■ Instruction
From the entries that follow, reproduce exactly and only the lines from the line with "Emit a web page" to the line with "const INK = '#262626';", endpoints included.

== Data provided ==

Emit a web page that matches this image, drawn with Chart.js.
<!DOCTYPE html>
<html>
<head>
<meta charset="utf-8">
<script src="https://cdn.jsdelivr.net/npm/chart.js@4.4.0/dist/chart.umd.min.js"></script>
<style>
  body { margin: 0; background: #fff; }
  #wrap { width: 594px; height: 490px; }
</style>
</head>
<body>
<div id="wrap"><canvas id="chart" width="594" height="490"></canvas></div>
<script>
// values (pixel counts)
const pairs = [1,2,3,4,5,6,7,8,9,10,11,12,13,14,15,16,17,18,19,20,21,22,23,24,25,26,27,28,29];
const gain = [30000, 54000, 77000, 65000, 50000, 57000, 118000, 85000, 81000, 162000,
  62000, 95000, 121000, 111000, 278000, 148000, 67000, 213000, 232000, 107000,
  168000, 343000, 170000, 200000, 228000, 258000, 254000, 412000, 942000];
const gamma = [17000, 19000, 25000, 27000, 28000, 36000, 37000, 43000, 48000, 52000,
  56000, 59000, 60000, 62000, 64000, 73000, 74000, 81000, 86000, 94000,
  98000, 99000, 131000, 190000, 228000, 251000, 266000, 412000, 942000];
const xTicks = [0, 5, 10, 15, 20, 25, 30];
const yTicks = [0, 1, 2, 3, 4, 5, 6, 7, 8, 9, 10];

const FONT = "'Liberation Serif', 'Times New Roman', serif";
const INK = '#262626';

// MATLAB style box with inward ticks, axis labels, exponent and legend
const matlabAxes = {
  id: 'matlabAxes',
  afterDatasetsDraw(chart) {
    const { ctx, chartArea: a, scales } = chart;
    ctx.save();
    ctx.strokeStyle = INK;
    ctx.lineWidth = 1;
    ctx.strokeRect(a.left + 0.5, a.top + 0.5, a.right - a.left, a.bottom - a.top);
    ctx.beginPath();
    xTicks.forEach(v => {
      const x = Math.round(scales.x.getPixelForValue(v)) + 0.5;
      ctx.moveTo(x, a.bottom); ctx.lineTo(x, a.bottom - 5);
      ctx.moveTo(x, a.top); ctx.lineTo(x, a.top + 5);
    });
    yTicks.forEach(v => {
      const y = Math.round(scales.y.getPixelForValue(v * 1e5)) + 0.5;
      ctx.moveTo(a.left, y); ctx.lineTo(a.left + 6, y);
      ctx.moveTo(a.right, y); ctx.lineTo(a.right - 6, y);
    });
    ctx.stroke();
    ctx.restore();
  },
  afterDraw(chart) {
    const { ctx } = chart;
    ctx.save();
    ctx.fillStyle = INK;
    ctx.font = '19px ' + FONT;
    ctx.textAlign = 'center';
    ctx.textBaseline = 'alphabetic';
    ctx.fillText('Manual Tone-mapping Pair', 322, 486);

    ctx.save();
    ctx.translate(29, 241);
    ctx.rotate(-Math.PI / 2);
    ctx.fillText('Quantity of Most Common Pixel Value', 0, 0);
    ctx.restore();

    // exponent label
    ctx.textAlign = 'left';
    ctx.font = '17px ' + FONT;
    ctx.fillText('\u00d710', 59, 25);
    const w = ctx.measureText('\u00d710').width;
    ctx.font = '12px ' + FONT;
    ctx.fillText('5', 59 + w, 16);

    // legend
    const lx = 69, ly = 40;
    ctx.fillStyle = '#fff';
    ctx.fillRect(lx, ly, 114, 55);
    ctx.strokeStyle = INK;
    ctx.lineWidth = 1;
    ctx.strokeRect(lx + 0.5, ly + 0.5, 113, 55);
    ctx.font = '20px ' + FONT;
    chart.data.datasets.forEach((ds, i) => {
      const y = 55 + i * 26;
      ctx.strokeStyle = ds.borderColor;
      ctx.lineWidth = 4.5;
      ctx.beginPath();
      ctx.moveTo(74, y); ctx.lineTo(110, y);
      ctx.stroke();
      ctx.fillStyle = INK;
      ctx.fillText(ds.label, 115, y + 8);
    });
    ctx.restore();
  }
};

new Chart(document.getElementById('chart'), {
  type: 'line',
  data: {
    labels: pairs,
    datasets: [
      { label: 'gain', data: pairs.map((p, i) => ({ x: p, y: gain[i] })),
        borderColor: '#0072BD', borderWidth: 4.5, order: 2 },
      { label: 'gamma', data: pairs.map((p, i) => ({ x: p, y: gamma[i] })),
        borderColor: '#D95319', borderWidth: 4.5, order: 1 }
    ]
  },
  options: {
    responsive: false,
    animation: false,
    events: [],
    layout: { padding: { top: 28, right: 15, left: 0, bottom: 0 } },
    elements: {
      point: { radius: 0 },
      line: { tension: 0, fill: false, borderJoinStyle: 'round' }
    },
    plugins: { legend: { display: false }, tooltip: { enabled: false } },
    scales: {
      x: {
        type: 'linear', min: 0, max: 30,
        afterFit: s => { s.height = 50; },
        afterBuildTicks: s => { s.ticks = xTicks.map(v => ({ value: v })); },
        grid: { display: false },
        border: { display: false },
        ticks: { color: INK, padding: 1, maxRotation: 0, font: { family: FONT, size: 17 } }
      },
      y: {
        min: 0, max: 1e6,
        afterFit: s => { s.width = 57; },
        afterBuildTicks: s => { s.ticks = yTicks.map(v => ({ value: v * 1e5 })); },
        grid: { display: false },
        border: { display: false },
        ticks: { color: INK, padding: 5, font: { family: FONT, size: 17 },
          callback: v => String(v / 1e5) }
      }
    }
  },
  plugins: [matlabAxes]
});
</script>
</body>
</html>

===
== Data provided ==

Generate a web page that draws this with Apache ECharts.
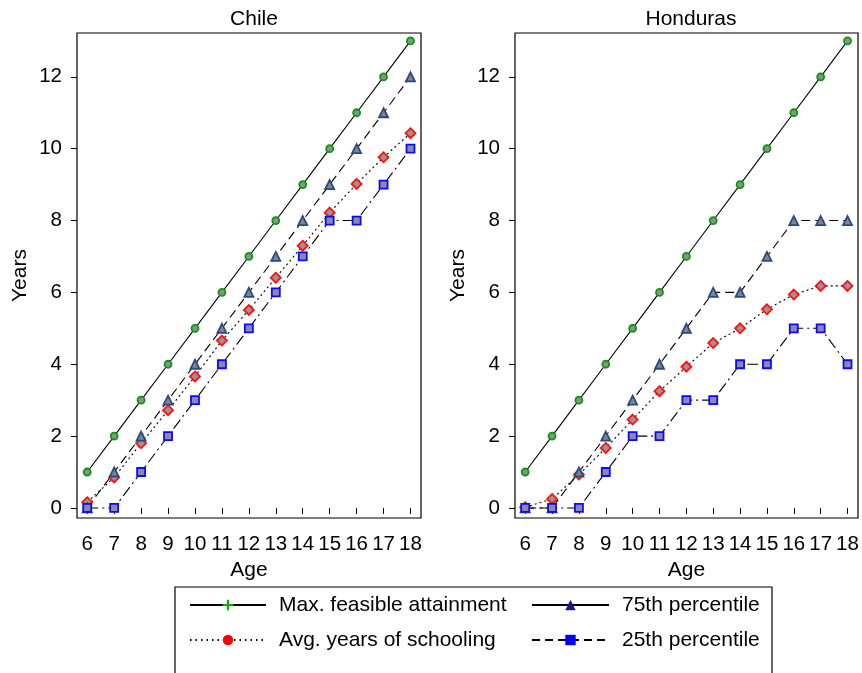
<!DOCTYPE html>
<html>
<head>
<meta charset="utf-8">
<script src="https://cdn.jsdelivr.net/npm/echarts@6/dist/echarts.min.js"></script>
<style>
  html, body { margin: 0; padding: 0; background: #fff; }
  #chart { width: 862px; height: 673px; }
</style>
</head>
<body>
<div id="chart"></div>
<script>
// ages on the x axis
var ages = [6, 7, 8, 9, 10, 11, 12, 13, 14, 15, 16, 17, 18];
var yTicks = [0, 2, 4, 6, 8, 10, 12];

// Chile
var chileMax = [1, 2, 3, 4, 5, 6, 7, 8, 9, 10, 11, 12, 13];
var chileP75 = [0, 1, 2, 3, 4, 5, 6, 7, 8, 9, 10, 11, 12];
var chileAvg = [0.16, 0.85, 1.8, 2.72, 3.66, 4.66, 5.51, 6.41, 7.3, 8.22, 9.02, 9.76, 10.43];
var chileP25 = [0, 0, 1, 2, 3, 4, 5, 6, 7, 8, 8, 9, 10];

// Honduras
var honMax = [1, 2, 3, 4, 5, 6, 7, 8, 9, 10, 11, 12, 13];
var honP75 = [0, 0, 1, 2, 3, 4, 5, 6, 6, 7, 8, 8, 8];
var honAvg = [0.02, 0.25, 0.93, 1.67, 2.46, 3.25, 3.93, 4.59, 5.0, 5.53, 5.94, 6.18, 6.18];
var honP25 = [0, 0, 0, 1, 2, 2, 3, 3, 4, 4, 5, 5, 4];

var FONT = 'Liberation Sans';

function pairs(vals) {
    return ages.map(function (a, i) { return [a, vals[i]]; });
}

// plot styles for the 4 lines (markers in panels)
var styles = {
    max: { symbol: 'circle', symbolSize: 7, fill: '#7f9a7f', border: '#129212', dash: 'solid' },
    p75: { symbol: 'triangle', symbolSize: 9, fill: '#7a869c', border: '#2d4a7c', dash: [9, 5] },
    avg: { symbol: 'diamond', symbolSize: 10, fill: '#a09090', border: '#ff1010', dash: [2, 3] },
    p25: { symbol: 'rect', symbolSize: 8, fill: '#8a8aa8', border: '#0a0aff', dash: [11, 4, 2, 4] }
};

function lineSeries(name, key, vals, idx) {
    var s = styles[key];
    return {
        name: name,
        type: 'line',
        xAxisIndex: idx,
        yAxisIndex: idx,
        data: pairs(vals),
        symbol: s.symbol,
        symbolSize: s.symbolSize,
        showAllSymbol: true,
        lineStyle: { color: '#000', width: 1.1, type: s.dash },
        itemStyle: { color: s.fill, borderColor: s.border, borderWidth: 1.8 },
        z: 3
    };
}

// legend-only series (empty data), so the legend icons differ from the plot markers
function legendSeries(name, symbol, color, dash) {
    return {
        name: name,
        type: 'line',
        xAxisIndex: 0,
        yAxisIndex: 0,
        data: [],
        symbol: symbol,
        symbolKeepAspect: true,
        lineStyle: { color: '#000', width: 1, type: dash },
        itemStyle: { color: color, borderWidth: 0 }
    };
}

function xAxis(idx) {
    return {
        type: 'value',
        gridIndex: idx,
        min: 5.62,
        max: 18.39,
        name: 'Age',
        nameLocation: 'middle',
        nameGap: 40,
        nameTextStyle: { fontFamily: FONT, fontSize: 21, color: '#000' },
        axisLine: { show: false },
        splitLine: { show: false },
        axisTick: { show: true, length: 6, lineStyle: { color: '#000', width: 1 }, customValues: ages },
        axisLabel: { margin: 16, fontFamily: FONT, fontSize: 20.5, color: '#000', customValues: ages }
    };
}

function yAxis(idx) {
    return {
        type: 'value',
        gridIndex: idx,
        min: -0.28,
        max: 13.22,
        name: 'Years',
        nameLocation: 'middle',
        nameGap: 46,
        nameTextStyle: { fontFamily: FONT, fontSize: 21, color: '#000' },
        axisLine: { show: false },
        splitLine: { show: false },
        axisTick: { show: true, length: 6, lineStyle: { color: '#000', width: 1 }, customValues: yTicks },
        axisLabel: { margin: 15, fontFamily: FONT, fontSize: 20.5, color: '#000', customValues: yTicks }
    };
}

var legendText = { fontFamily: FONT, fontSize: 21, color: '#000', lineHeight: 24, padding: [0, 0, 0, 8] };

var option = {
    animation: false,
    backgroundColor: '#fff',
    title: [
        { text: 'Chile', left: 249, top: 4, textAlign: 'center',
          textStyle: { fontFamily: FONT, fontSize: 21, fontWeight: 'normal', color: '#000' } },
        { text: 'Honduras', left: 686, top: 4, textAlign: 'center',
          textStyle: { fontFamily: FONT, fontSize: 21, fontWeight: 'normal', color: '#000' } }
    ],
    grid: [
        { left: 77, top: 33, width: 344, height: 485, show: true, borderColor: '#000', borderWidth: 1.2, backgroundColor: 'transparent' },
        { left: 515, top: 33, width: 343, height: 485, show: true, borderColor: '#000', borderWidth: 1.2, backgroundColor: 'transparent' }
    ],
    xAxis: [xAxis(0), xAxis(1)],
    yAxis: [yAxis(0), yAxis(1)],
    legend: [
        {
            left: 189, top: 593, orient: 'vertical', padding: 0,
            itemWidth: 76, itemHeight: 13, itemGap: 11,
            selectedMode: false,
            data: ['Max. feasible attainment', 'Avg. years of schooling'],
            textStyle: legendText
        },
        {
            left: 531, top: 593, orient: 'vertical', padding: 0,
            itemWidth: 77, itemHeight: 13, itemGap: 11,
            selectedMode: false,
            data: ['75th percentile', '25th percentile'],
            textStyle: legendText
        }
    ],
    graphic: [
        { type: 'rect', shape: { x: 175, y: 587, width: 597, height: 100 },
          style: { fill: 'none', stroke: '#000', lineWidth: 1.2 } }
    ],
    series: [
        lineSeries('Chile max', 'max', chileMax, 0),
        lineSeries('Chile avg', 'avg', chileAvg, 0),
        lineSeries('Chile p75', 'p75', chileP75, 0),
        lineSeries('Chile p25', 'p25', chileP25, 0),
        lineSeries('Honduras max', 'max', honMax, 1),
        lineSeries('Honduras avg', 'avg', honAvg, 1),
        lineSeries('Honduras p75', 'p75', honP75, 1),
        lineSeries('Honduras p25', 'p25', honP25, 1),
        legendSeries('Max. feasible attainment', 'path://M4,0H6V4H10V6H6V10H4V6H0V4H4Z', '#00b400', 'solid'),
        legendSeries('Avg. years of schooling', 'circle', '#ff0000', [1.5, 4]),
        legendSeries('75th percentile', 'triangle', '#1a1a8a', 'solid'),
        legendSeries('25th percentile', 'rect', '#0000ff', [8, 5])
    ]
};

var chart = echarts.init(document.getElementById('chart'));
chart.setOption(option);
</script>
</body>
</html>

===
== Data provided ==

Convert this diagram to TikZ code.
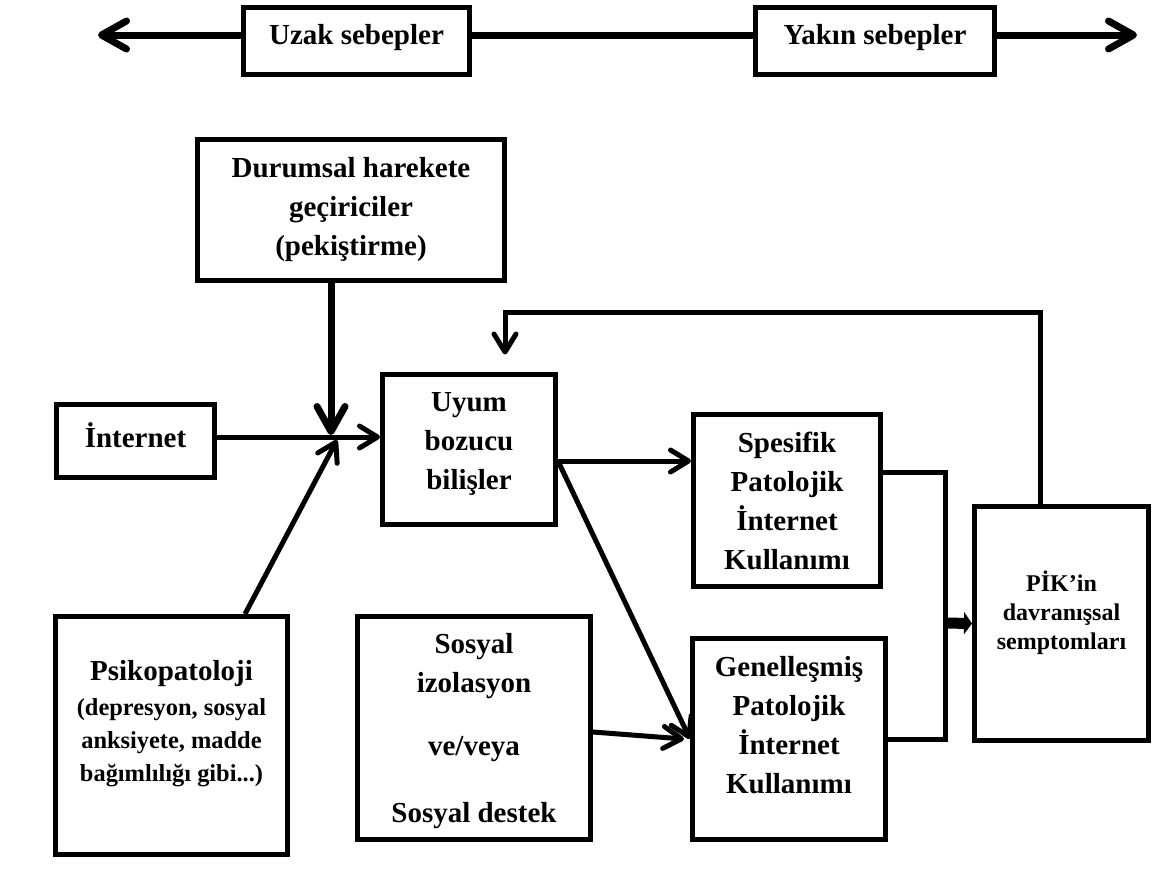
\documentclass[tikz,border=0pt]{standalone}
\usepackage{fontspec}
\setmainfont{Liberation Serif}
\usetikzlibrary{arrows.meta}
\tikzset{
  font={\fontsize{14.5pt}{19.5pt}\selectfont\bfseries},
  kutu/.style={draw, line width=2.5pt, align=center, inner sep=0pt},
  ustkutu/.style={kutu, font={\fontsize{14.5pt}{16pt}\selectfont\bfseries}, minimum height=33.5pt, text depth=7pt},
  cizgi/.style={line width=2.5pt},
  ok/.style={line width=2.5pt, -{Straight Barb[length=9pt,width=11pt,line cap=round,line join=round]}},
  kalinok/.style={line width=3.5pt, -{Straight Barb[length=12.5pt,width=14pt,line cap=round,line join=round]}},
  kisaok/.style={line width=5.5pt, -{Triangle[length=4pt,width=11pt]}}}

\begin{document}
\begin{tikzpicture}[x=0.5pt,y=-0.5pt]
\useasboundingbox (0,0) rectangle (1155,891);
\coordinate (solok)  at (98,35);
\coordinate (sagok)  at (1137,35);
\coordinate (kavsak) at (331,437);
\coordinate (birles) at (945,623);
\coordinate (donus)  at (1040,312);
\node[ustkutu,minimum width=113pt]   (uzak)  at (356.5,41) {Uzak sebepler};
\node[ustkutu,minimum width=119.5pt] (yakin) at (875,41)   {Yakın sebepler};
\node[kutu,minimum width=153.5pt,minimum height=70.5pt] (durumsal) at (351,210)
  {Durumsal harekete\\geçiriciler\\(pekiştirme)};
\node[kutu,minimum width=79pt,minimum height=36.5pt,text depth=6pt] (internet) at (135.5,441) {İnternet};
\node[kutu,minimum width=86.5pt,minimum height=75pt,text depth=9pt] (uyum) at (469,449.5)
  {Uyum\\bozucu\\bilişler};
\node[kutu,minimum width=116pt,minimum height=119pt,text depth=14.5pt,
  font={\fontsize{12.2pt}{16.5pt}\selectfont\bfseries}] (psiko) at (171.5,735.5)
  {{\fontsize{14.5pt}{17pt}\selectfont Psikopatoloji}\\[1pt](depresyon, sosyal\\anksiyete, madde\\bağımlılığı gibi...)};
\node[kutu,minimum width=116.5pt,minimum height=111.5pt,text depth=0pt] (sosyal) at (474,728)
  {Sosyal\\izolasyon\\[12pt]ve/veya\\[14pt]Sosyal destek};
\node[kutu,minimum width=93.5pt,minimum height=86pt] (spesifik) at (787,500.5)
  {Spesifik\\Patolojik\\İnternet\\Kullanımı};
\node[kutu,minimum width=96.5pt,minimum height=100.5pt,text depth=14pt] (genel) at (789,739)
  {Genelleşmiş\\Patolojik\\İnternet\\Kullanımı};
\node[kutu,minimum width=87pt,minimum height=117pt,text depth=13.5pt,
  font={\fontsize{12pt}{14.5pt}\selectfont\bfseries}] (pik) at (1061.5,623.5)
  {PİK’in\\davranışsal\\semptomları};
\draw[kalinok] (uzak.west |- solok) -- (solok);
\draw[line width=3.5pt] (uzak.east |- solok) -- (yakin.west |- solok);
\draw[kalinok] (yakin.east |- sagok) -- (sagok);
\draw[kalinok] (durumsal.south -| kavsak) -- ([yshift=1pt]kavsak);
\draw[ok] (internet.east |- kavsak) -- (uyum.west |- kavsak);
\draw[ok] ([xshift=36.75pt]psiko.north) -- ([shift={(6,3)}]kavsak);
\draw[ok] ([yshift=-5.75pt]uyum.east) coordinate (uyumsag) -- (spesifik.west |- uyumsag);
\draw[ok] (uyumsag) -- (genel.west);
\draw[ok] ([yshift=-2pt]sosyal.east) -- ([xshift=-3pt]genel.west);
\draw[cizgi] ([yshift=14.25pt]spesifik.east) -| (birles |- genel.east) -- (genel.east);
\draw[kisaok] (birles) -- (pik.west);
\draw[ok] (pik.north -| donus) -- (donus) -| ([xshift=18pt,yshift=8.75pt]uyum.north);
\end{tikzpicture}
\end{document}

===

■ Result
Emit a web page that matches this image, drawn with Chart.js.
<!DOCTYPE html>
<html>
<head>
<meta charset="utf-8">
<script src="https://cdn.jsdelivr.net/npm/chart.js@4.4.0/dist/chart.umd.min.js"></script>
<style>
  body { margin: 0; background: #fff; }
  #wrap { width: 594px; height: 490px; }
</style>
</head>
<body>
<div id="wrap"><canvas id="chart" width="594" height="490"></canvas></div>
<script>
// values (pixel counts)
const pairs = [1,2,3,4,5,6,7,8,9,10,11,12,13,14,15,16,17,18,19,20,21,22,23,24,25,26,27,28,29];
const gain = [30000, 54000, 77000, 65000, 50000, 57000, 118000, 85000, 81000, 162000,
  62000, 95000, 121000, 111000, 278000, 148000, 67000, 213000, 232000, 107000,
  168000, 343000, 170000, 200000, 228000, 258000, 254000, 412000, 942000];
const gamma = [17000, 19000, 25000, 27000, 28000, 36000, 37000, 43000, 48000, 52000,
  56000, 59000, 60000, 62000, 64000, 73000, 74000, 81000, 86000, 94000,
  98000, 99000, 131000, 190000, 228000, 251000, 266000, 412000, 942000];
const xTicks = [0, 5, 10, 15, 20, 25, 30];
const yTicks = [0, 1, 2, 3, 4, 5, 6, 7, 8, 9, 10];

const FONT = "'Liberation Serif', 'Times New Roman', serif";
const INK = '#262626';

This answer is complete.